Estoy pasando el primer fin de semana de noviembre en la casa familiar del pueblo. Últimamente venimos menos; lo de siempre: que nos hacemos mayores, que los mayores se han hecho viejos, demasiadas ocupaciones…
Estos días de otoño se hacen muy cortos: con el cambio de hora el día dura muy poco y a las seis ya casi es de noche. Pero el pueblo también tiene sus premios: los colores rojos y tejas del otoño en los bosques, la copa de pacharán junto al fuego en la chimenea.
Me sirvo una copa de una botella de pacharán navarro que ya estaba abierta, probablemente desde el verano porque hace meses que no veníamos a casa. Por eso no me sorprende ver que también el color del pacharán es otoñal: el color rojo ya tira más hacia el teja que al cereza.
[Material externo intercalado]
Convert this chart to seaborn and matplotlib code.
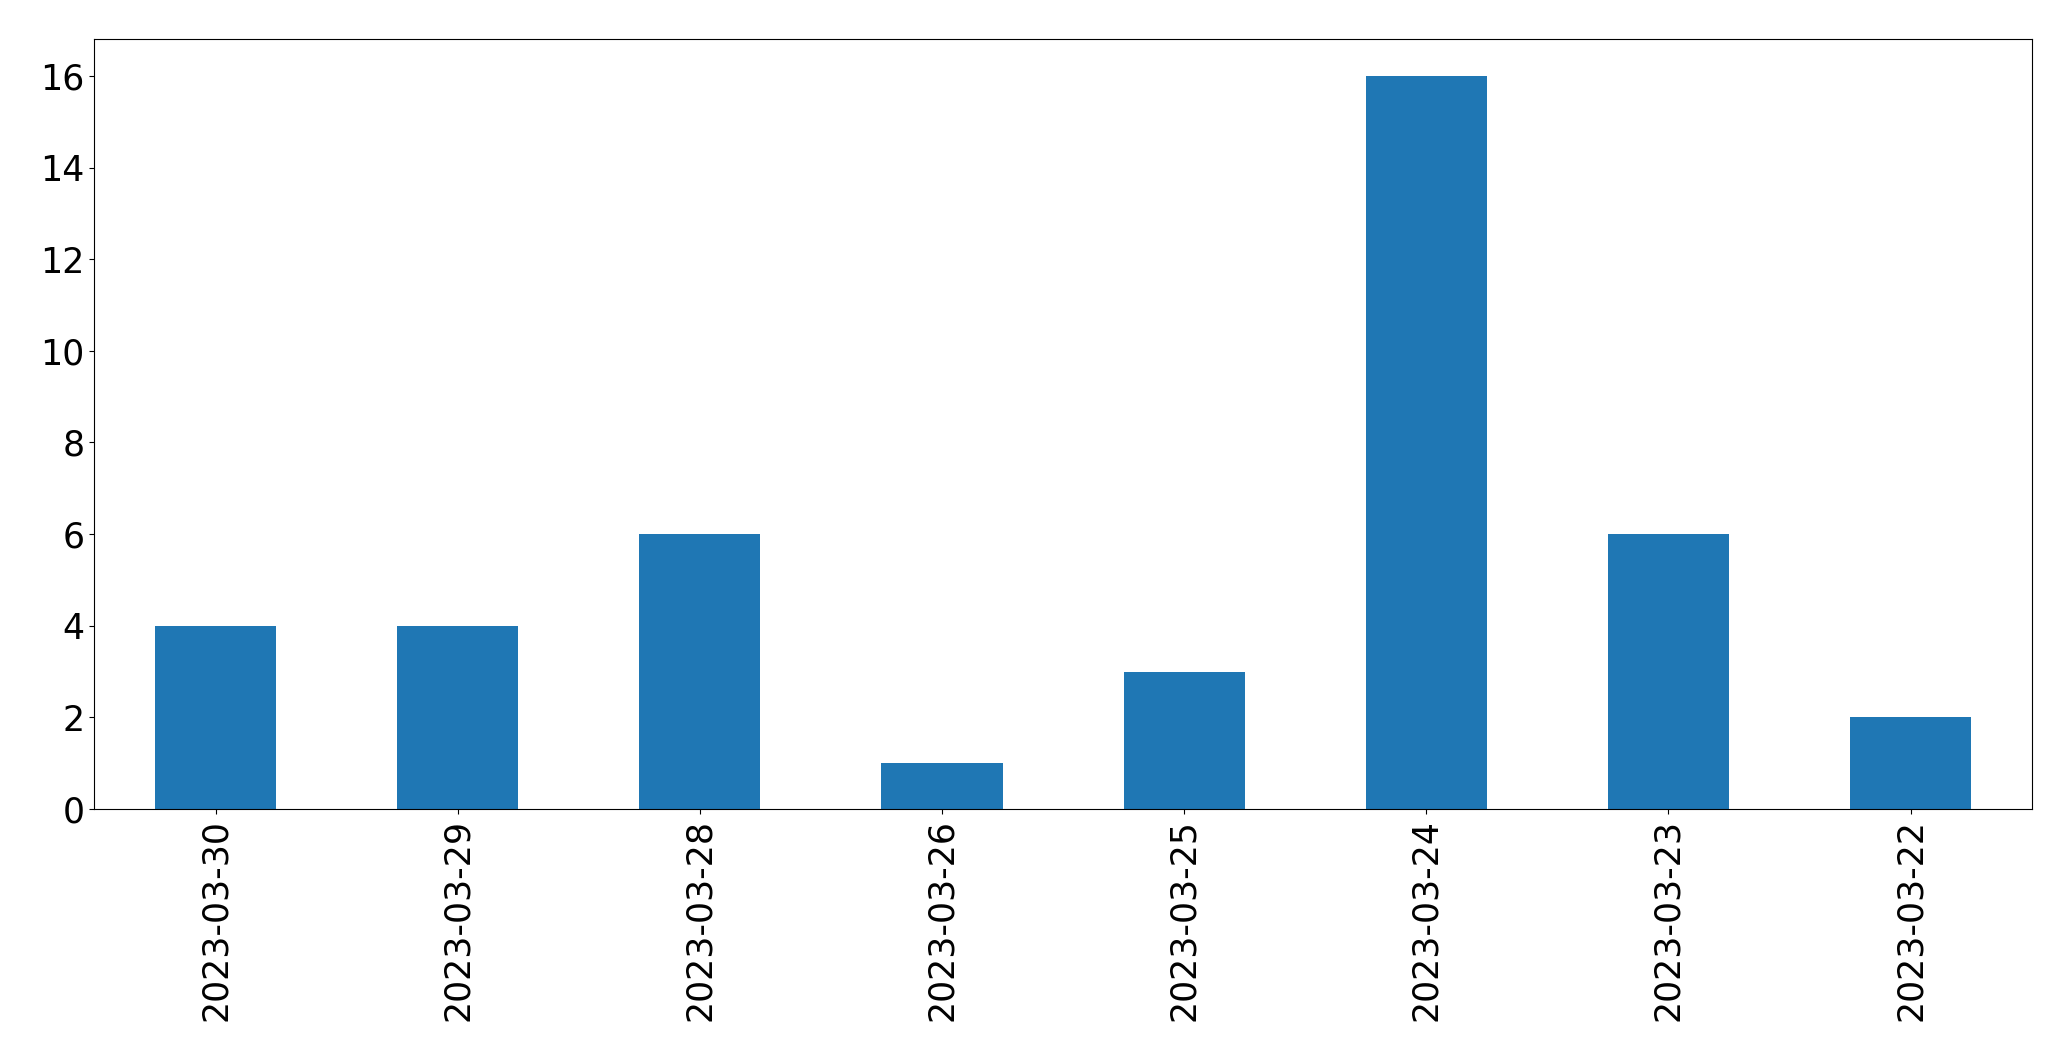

No me disgusta este color; es más, me da confianza. Me gustan las cosas naturales, las cosas que envejecen y cambian; me gusta ver que el color de las hojas que en verano eran verdes ahora enrojecen los árboles y pardean los suelos. Veo el bosque de robles y reconozco su color en mi copa: el color de la naturaleza en otoño.
Esto es lo natural. Llega el otoño y, mientras estamos macerando en el anís los arañones de la nueva cosecha, seguimos bebiendo el pacharán del año pasado. Algo teja en su color. Pero tan afrutado y amable en la boca como siempre.